--- START STORED DATA ---

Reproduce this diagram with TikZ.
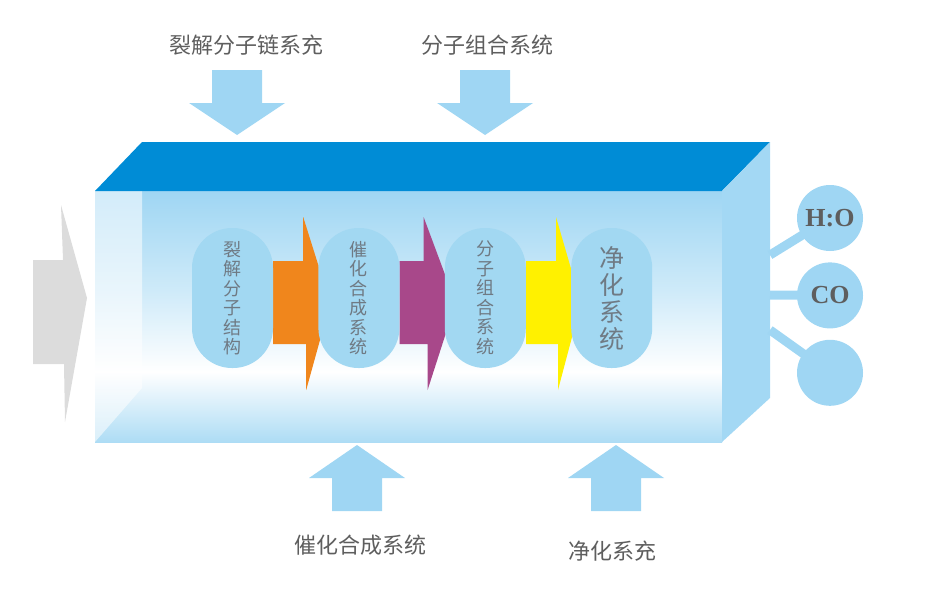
\documentclass[tikz,border=0pt]{standalone}
\usepackage{fontspec}
\newfontfamily\cjk{Noto Sans CJK SC}
\newfontfamily\chemfont{Liberation Serif}
\usetikzlibrary{positioning}

\definecolor{topblue}{HTML}{008CD6}
\definecolor{sideblue}{HTML}{A3D8F4}
\definecolor{lightblue}{HTML}{9FD6F3}
\definecolor{stageblue}{HTML}{A2D8F2}
\definecolor{feedgray}{HTML}{DCDCDC}
\definecolor{txtgray}{HTML}{5E5E5E}
\definecolor{stagetxt}{HTML}{6F7A84}
\definecolor{flowA}{HTML}{F0861C}
\definecolor{flowB}{HTML}{A8488A}
\definecolor{flowC}{HTML}{FFF100}

% the box maps onto 25bp..75bp of the shading
\pgfdeclareverticalshading{boxfront}{100bp}{color(0bp)=(lightblue); color(25bp)=(lightblue!85!white); color(39bp)=(white); color(55bp)=(lightblue!50!white); color(75bp)=(lightblue); color(100bp)=(lightblue)}
\pgfdeclarelayer{boxlayer}
\pgfdeclarelayer{flowlayer}
\pgfsetlayers{boxlayer,flowlayer,main}

\begin{document}
\begin{tikzpicture}[x=1pt,y=-1pt,node distance=45pt]
    \tikzstyle{stage}=[rectangle,rounded corners=40pt,fill=stageblue,minimum width=81pt,minimum height=140pt,inner sep=0pt,align=center,text=stagetxt,font=\cjk\fontsize{18}{19.5}\selectfont]
    \tikzstyle{product}=[circle,fill=lightblue,minimum size=66pt,inner sep=0pt,text=txtgray,font=\chemfont\bfseries\fontsize{26}{26}\selectfont]
    \tikzstyle{caption}=[text=txtgray,font=\cjk\fontsize{22}{22}\selectfont]
    \tikzstyle{link}=[draw=lightblue,line width=9pt]
    \useasboundingbox (0,0) rectangle (936,594);

    % reactor box
    \begin{pgfonlayer}{boxlayer}
    \shade[shading=boxfront] (95,191) rectangle (722,442);
    \fill[white,opacity=0.55] (95,191) -- (142,191) -- (142,388) -- (95,442) -- cycle;
    \fill[topblue] (95,191) -- (142,142) -- (770,142) -- (722,191) -- cycle;
    \fill[sideblue] (722,191) -- (770,142) -- (770,398) -- (722,442) -- cycle;
    \end{pgfonlayer}

    % feed arrows
    \fill[feedgray] (33,260) -- (63,260) -- (61,205) -- (87,298) -- (65,422) -- (64,364) -- (33,364) -- cycle;
    \foreach \cx in {237,485}
        \fill[lightblue] (\cx-25,70) -- (\cx+25,70) -- (\cx+25,103) -- (\cx+48,103) -- (\cx,135) -- (\cx-48,103) -- (\cx-25,103) -- cycle;
    \foreach \cx in {357,616}
        \fill[lightblue] (\cx-25,511) -- (\cx+25,511) -- (\cx+25,478) -- (\cx+48,478) -- (\cx,445) -- (\cx-48,478) -- (\cx-25,478) -- cycle;

    \node[caption] (feed1) at (246,45) {裂解分子链系充};
    \node[caption] (feed2) at (487,45) {分子组合系统};
    \node[caption] (feed3) at (360,545) {催化合成系统};
    \node[caption] (feed4) at (612,551) {净化系充};

    % stages
    \node[stage] (s1) at (232.5,298) {裂\\解\\分\\子\\结\\构};
    \node[stage, right=45pt of s1] (s2) {催\\化\\合\\成\\系\\统};
    \node[stage, right=45pt of s2] (s3) {分\\子\\组\\合\\系\\统};
    \node[stage, right=45pt of s3, font=\cjk\fontsize{25}{27}\selectfont] (s4) {净\\化\\系\\统};

    % products
    \node[product] (h2o) at (830,218) {H:O};
    \node[product, below=11pt of h2o] (co) {CO};
    \node[product, below=11pt of co] (rest) {};
    \coordinate (o1) at (770,255);
    \coordinate (o2) at (770,295);
    \coordinate (o3) at (770,330);

    % flows
    \begin{pgfonlayer}{flowlayer}
    \fill[flowA] (s1.east) ++(0,-37) -- ++(30,0) -- ++(0,-44) -- ++(27,86) -- ++(-24,87) -- ++(0,-46) -- ++(-33,0) -- cycle;
    \fill[flowB] (s2.east) ++(0,-37) -- ++(24,0) -- ++(0,-44) -- ++(32,86) -- ++(-28,87) -- ++(0,-46) -- ++(-28,0) -- cycle;
    \fill[flowC] (s3.east) ++(0,-37) -- ++(30,0) -- ++(0,-44) -- ++(25,86) -- ++(-23,87) -- ++(0,-46) -- ++(-32,0) -- cycle;
    \draw[link] (o1) -- (h2o.center);
    \draw[link] (o2) -- (co.center);
    \draw[link] (o3) -- (rest.center);
    \end{pgfonlayer}
\end{tikzpicture}
\end{document}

--- END STORED DATA ---

GOAL OF THE EXERCISE: Set down the complete material exactly, but do not include the images.

FINAL RESULT:
Reproduce this diagram with TikZ.
\documentclass[tikz,border=0pt]{standalone}
\usepackage{fontspec}
\newfontfamily\cjk{Noto Sans CJK SC}
\newfontfamily\chemfont{Liberation Serif}
\usetikzlibrary{positioning}

\definecolor{topblue}{HTML}{008CD6}
\definecolor{sideblue}{HTML}{A3D8F4}
\definecolor{lightblue}{HTML}{9FD6F3}
\definecolor{stageblue}{HTML}{A2D8F2}
\definecolor{feedgray}{HTML}{DCDCDC}
\definecolor{txtgray}{HTML}{5E5E5E}
\definecolor{stagetxt}{HTML}{6F7A84}
\definecolor{flowA}{HTML}{F0861C}
\definecolor{flowB}{HTML}{A8488A}
\definecolor{flowC}{HTML}{FFF100}

% the box maps onto 25bp..75bp of the shading
\pgfdeclareverticalshading{boxfront}{100bp}{color(0bp)=(lightblue); color(25bp)=(lightblue!85!white); color(39bp)=(white); color(55bp)=(lightblue!50!white); color(75bp)=(lightblue); color(100bp)=(lightblue)}
\pgfdeclarelayer{boxlayer}
\pgfdeclarelayer{flowlayer}
\pgfsetlayers{boxlayer,flowlayer,main}

\begin{document}
\begin{tikzpicture}[x=1pt,y=-1pt,node distance=45pt]
    \tikzstyle{stage}=[rectangle,rounded corners=40pt,fill=stageblue,minimum width=81pt,minimum height=140pt,inner sep=0pt,align=center,text=stagetxt,font=\cjk\fontsize{18}{19.5}\selectfont]
    \tikzstyle{product}=[circle,fill=lightblue,minimum size=66pt,inner sep=0pt,text=txtgray,font=\chemfont\bfseries\fontsize{26}{26}\selectfont]
    \tikzstyle{caption}=[text=txtgray,font=\cjk\fontsize{22}{22}\selectfont]
    \tikzstyle{link}=[draw=lightblue,line width=9pt]
    \useasboundingbox (0,0) rectangle (936,594);

    % reactor box
    \begin{pgfonlayer}{boxlayer}
    \shade[shading=boxfront] (95,191) rectangle (722,442);
    \fill[white,opacity=0.55] (95,191) -- (142,191) -- (142,388) -- (95,442) -- cycle;
    \fill[topblue] (95,191) -- (142,142) -- (770,142) -- (722,191) -- cycle;
    \fill[sideblue] (722,191) -- (770,142) -- (770,398) -- (722,442) -- cycle;
    \end{pgfonlayer}

    % feed arrows
    \fill[feedgray] (33,260) -- (63,260) -- (61,205) -- (87,298) -- (65,422) -- (64,364) -- (33,364) -- cycle;
    \foreach \cx in {237,485}
        \fill[lightblue] (\cx-25,70) -- (\cx+25,70) -- (\cx+25,103) -- (\cx+48,103) -- (\cx,135) -- (\cx-48,103) -- (\cx-25,103) -- cycle;
    \foreach \cx in {357,616}
        \fill[lightblue] (\cx-25,511) -- (\cx+25,511) -- (\cx+25,478) -- (\cx+48,478) -- (\cx,445) -- (\cx-48,478) -- (\cx-25,478) -- cycle;

    \node[caption] (feed1) at (246,45) {裂解分子链系充};
    \node[caption] (feed2) at (487,45) {分子组合系统};
    \node[caption] (feed3) at (360,545) {催化合成系统};
    \node[caption] (feed4) at (612,551) {净化系充};

    % stages
    \node[stage] (s1) at (232.5,298) {裂\\解\\分\\子\\结\\构};
    \node[stage, right=45pt of s1] (s2) {催\\化\\合\\成\\系\\统};
    \node[stage, right=45pt of s2] (s3) {分\\子\\组\\合\\系\\统};
    \node[stage, right=45pt of s3, font=\cjk\fontsize{25}{27}\selectfont] (s4) {净\\化\\系\\统};

    % products
    \node[product] (h2o) at (830,218) {H:O};
    \node[product, below=11pt of h2o] (co) {CO};
    \node[product, below=11pt of co] (rest) {};
    \coordinate (o1) at (770,255);
    \coordinate (o2) at (770,295);
    \coordinate (o3) at (770,330);

    % flows
    \begin{pgfonlayer}{flowlayer}
    \fill[flowA] (s1.east) ++(0,-37) -- ++(30,0) -- ++(0,-44) -- ++(27,86) -- ++(-24,87) -- ++(0,-46) -- ++(-33,0) -- cycle;
    \fill[flowB] (s2.east) ++(0,-37) -- ++(24,0) -- ++(0,-44) -- ++(32,86) -- ++(-28,87) -- ++(0,-46) -- ++(-28,0) -- cycle;
    \fill[flowC] (s3.east) ++(0,-37) -- ++(30,0) -- ++(0,-44) -- ++(25,86) -- ++(-23,87) -- ++(0,-46) -- ++(-32,0) -- cycle;
    \draw[link] (o1) -- (h2o.center);
    \draw[link] (o2) -- (co.center);
    \draw[link] (o3) -- (rest.center);
    \end{pgfonlayer}
\end{tikzpicture}
\end{document}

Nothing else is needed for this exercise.